# se puede resetear el bios?



## Gama (Mar 16, 2006)

saben si hay la forma de eliminar las actualizaciones del bios en una pc?

seria resetear el bios?, en este caso solo tengo 1 jumper en toda la tarjeta madre. con el nombre RTC RSET ( le falta la "E" en RESET)


----------



## Randy (Mar 16, 2006)

solo 1 jumper?
mmmmmm pues por eliminacion debe ser ese

lo de la "E" no hay problema ya ves como son de huevones ....jajajaja

no cres que es muy drastico?


y si tienes dudas  lee el manual de tu Motherboard

hay dice


Saludos


----------



## maunix (Mar 16, 2006)

Gama dijo:
			
		

> saben si hay la forma de eliminar las actualizaciones del bios en una pc?
> 
> seria resetear el bios?, en este caso solo tengo 1 jumper en toda la tarjeta madre. con el nombre RTC RSET ( le falta la "E" en RESET)



Algunas pcs tienen la opción de dual bios, en la cual puedes hacer que la copia actual de la flash sea reemplazada por una provista por una memoria que no se borra.  Esto surgió a raíz del virus Chernobyl que dañaba las bios dejando las pcs inutilizables.

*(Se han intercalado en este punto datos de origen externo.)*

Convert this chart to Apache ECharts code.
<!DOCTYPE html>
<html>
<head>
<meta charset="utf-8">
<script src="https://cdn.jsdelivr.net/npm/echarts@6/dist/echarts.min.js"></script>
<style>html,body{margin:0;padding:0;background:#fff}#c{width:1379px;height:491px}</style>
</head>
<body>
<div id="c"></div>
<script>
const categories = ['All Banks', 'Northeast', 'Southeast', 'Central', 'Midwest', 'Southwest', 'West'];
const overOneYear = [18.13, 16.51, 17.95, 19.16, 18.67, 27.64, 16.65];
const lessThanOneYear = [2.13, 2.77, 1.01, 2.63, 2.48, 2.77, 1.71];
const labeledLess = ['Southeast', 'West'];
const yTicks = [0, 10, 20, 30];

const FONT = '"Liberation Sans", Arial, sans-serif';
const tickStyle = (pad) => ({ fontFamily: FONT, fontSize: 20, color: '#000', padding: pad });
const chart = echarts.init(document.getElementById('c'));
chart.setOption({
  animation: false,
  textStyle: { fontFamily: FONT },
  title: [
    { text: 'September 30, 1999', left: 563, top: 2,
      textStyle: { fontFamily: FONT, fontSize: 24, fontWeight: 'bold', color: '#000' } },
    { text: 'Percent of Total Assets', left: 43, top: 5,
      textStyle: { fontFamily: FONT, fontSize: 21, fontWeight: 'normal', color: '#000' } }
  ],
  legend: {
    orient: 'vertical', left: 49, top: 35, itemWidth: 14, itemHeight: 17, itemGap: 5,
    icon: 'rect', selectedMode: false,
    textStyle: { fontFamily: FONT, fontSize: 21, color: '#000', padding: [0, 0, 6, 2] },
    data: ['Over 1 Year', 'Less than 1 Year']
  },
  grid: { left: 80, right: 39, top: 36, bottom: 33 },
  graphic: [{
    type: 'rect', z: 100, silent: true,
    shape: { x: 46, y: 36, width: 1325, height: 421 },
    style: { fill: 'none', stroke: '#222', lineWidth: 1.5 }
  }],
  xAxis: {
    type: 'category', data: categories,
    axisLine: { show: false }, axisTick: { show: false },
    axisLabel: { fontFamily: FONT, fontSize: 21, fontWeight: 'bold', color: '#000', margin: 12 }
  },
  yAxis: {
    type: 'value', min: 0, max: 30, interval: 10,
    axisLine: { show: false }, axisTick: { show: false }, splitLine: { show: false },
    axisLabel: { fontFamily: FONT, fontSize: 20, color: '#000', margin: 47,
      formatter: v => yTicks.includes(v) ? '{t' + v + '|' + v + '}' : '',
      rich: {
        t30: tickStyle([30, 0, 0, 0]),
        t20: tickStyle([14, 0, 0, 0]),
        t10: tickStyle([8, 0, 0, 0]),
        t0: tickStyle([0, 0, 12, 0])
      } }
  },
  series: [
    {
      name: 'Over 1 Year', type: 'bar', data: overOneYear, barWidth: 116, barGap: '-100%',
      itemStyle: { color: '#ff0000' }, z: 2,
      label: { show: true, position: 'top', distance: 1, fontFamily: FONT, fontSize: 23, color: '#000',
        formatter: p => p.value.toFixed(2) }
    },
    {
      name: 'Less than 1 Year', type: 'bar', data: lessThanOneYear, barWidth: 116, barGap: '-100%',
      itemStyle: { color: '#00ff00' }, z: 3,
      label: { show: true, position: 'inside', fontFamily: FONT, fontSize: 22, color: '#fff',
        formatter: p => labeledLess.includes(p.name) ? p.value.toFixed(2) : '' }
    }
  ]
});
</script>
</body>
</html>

Además de esto, el caso general que se ve en los mothers de RESET es simplemente borrar el estado de las variables del BIOS SETUP, pero de ninguna manera estas reseteando o volviendo atras a la bios!!  simplemente pones a valores por defaults las variables de la bios, se entendio?


----------



## crespo (Mar 17, 2006)

lo mas facil y rapido saca la pila de la bios con el pc apagado cuenta hasta 60 y la vuelves a poner facil no?

suerte


----------



## EinSoldiatGott (Mar 17, 2006)

crespo dijo:
			
		

> lo mas facil y rapido saca la pila de la bios con el pc apagado cuenta hasta 60 y la vuelves a poner facil no?
> 
> suerte



Compañero, como ya aclararon antes, eso es para borrar las configuraciones de la BIOS, lo que el autor quieres borrar una actualización que instaló, para lo cuál no tengo ninguna sugerencia , espero pueda resolver su problema, que tal si intenta bajar la versión que tenía su bios originalmente???

Saludos


----------